··· PROVIDED DATA ···
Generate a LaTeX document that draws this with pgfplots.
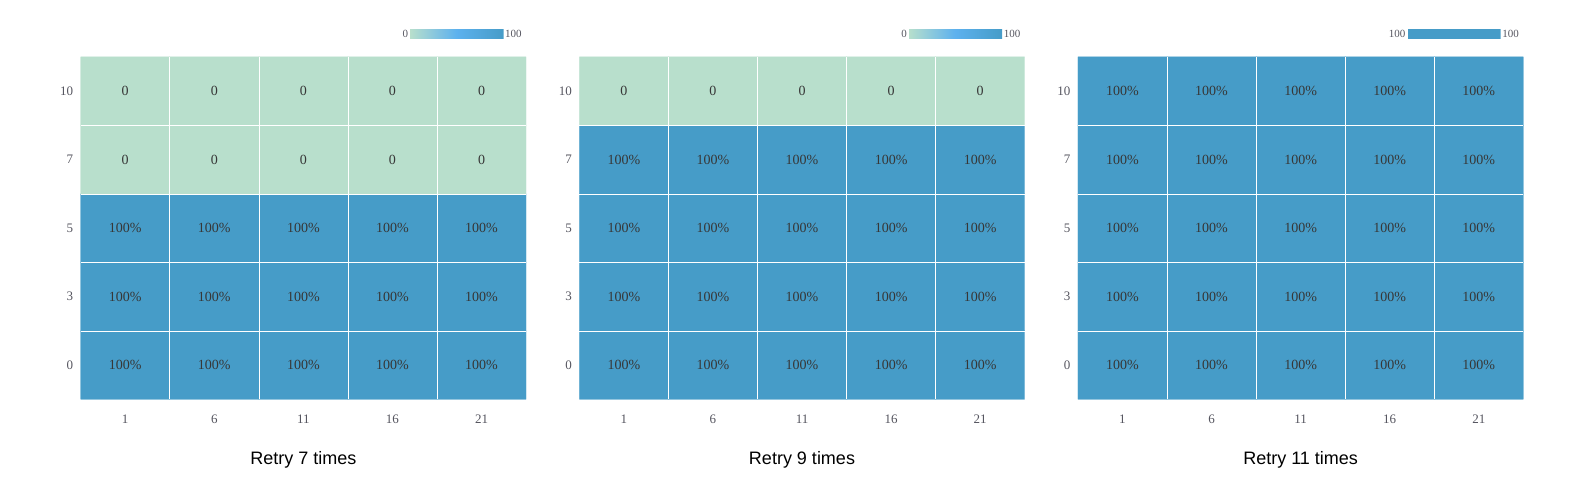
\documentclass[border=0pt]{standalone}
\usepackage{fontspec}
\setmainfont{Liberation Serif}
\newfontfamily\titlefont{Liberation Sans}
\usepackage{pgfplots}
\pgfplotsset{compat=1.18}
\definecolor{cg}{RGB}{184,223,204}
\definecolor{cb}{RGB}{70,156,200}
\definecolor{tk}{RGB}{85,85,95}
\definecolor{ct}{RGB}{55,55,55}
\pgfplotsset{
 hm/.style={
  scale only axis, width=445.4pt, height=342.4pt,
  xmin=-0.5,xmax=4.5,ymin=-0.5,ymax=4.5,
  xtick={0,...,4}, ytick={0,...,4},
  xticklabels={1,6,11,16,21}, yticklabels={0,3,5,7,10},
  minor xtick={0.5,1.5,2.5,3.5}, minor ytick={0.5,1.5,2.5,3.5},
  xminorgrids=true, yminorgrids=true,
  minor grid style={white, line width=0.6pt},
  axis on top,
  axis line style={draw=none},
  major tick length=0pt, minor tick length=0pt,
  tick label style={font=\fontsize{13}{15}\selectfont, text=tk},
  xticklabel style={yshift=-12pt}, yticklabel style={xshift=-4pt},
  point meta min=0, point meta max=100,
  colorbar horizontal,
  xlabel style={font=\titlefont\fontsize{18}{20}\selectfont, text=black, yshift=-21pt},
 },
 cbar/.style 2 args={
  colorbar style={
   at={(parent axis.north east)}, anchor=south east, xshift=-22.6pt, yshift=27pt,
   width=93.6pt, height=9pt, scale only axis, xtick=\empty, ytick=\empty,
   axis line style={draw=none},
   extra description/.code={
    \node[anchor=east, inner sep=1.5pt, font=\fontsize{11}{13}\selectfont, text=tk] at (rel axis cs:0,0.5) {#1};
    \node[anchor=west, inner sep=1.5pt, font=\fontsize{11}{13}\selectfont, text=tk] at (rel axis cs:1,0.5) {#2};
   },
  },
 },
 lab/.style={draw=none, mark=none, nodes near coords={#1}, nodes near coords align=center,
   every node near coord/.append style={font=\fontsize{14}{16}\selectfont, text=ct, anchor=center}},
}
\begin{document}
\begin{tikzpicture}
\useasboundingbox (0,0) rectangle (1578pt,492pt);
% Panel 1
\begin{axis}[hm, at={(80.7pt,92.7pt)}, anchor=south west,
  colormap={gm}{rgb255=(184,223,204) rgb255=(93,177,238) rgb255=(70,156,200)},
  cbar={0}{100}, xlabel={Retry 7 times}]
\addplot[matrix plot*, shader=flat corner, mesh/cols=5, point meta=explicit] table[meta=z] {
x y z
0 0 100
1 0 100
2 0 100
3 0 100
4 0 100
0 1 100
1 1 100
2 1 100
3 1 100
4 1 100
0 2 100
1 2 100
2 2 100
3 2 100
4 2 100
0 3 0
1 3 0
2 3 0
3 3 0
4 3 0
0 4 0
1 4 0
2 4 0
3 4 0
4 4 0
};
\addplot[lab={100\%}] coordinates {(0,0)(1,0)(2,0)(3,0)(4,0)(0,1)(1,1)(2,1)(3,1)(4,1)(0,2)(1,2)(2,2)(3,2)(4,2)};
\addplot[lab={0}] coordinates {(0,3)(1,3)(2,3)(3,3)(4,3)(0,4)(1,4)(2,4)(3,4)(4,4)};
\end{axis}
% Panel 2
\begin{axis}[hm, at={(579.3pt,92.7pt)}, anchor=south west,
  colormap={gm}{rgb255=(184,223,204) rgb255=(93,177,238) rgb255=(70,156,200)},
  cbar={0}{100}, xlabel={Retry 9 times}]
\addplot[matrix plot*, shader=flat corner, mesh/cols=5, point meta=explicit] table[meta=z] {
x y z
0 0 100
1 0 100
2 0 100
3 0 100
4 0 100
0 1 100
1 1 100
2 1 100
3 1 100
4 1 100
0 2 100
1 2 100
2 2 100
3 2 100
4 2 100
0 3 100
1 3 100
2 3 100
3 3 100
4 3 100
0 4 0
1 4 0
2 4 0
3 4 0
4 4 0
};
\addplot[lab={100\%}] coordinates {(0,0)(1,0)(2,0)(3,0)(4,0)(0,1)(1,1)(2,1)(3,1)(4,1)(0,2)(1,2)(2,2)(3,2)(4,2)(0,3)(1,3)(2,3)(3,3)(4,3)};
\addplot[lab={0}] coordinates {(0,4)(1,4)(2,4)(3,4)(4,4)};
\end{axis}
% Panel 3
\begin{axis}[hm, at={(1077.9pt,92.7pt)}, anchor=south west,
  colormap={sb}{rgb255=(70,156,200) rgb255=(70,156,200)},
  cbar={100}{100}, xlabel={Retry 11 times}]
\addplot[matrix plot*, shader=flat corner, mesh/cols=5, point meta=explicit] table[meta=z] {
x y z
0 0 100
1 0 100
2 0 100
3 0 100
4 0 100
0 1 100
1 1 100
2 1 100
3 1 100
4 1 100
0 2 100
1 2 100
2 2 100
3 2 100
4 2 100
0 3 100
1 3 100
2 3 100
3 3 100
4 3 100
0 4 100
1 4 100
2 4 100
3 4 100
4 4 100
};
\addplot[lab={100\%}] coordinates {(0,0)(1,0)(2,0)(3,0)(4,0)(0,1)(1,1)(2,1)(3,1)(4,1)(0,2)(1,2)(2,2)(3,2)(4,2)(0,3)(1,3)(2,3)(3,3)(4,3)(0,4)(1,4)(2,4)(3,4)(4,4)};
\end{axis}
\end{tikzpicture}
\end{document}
···
## EXERCISE BRIEF
Without the pictures, write out all of the material exactly.

## OUTPUT OF THE EXERCISE
Generate a LaTeX document that draws this with pgfplots.
\documentclass[border=0pt]{standalone}
\usepackage{fontspec}
\setmainfont{Liberation Serif}
\newfontfamily\titlefont{Liberation Sans}
\usepackage{pgfplots}
\pgfplotsset{compat=1.18}
\definecolor{cg}{RGB}{184,223,204}
\definecolor{cb}{RGB}{70,156,200}
\definecolor{tk}{RGB}{85,85,95}
\definecolor{ct}{RGB}{55,55,55}
\pgfplotsset{
 hm/.style={
  scale only axis, width=445.4pt, height=342.4pt,
  xmin=-0.5,xmax=4.5,ymin=-0.5,ymax=4.5,
  xtick={0,...,4}, ytick={0,...,4},
  xticklabels={1,6,11,16,21}, yticklabels={0,3,5,7,10},
  minor xtick={0.5,1.5,2.5,3.5}, minor ytick={0.5,1.5,2.5,3.5},
  xminorgrids=true, yminorgrids=true,
  minor grid style={white, line width=0.6pt},
  axis on top,
  axis line style={draw=none},
  major tick length=0pt, minor tick length=0pt,
  tick label style={font=\fontsize{13}{15}\selectfont, text=tk},
  xticklabel style={yshift=-12pt}, yticklabel style={xshift=-4pt},
  point meta min=0, point meta max=100,
  colorbar horizontal,
  xlabel style={font=\titlefont\fontsize{18}{20}\selectfont, text=black, yshift=-21pt},
 },
 cbar/.style 2 args={
  colorbar style={
   at={(parent axis.north east)}, anchor=south east, xshift=-22.6pt, yshift=27pt,
   width=93.6pt, height=9pt, scale only axis, xtick=\empty, ytick=\empty,
   axis line style={draw=none},
   extra description/.code={
    \node[anchor=east, inner sep=1.5pt, font=\fontsize{11}{13}\selectfont, text=tk] at (rel axis cs:0,0.5) {#1};
    \node[anchor=west, inner sep=1.5pt, font=\fontsize{11}{13}\selectfont, text=tk] at (rel axis cs:1,0.5) {#2};
   },
  },
 },
 lab/.style={draw=none, mark=none, nodes near coords={#1}, nodes near coords align=center,
   every node near coord/.append style={font=\fontsize{14}{16}\selectfont, text=ct, anchor=center}},
}
\begin{document}
\begin{tikzpicture}
\useasboundingbox (0,0) rectangle (1578pt,492pt);
% Panel 1
\begin{axis}[hm, at={(80.7pt,92.7pt)}, anchor=south west,
  colormap={gm}{rgb255=(184,223,204) rgb255=(93,177,238) rgb255=(70,156,200)},
  cbar={0}{100}, xlabel={Retry 7 times}]
\addplot[matrix plot*, shader=flat corner, mesh/cols=5, point meta=explicit] table[meta=z] {
x y z
0 0 100
1 0 100
2 0 100
3 0 100
4 0 100
0 1 100
1 1 100
2 1 100
3 1 100
4 1 100
0 2 100
1 2 100
2 2 100
3 2 100
4 2 100
0 3 0
1 3 0
2 3 0
3 3 0
4 3 0
0 4 0
1 4 0
2 4 0
3 4 0
4 4 0
};
\addplot[lab={100\%}] coordinates {(0,0)(1,0)(2,0)(3,0)(4,0)(0,1)(1,1)(2,1)(3,1)(4,1)(0,2)(1,2)(2,2)(3,2)(4,2)};
\addplot[lab={0}] coordinates {(0,3)(1,3)(2,3)(3,3)(4,3)(0,4)(1,4)(2,4)(3,4)(4,4)};
\end{axis}
% Panel 2
\begin{axis}[hm, at={(579.3pt,92.7pt)}, anchor=south west,
  colormap={gm}{rgb255=(184,223,204) rgb255=(93,177,238) rgb255=(70,156,200)},
  cbar={0}{100}, xlabel={Retry 9 times}]
\addplot[matrix plot*, shader=flat corner, mesh/cols=5, point meta=explicit] table[meta=z] {
x y z
0 0 100
1 0 100
2 0 100
3 0 100
4 0 100
0 1 100
1 1 100
2 1 100
3 1 100
4 1 100
0 2 100
1 2 100
2 2 100
3 2 100
4 2 100
0 3 100
1 3 100
2 3 100
3 3 100
4 3 100
0 4 0
1 4 0
2 4 0
3 4 0
4 4 0
};
\addplot[lab={100\%}] coordinates {(0,0)(1,0)(2,0)(3,0)(4,0)(0,1)(1,1)(2,1)(3,1)(4,1)(0,2)(1,2)(2,2)(3,2)(4,2)(0,3)(1,3)(2,3)(3,3)(4,3)};
\addplot[lab={0}] coordinates {(0,4)(1,4)(2,4)(3,4)(4,4)};
\end{axis}
% Panel 3
\begin{axis}[hm, at={(1077.9pt,92.7pt)}, anchor=south west,
  colormap={sb}{rgb255=(70,156,200) rgb255=(70,156,200)},
  cbar={100}{100}, xlabel={Retry 11 times}]
\addplot[matrix plot*, shader=flat corner, mesh/cols=5, point meta=explicit] table[meta=z] {
x y z
0 0 100
1 0 100
2 0 100
3 0 100
4 0 100
0 1 100
1 1 100
2 1 100
3 1 100
4 1 100
0 2 100
1 2 100
2 2 100
3 2 100
4 2 100
0 3 100
1 3 100
2 3 100
3 3 100
4 3 100
0 4 100
1 4 100
2 4 100
3 4 100
4 4 100
};
\addplot[lab={100\%}] coordinates {(0,0)(1,0)(2,0)(3,0)(4,0)(0,1)(1,1)(2,1)(3,1)(4,1)(0,2)(1,2)(2,2)(3,2)(4,2)(0,3)(1,3)(2,3)(3,3)(4,3)(0,4)(1,4)(2,4)(3,4)(4,4)};
\end{axis}
\end{tikzpicture}
\end{document}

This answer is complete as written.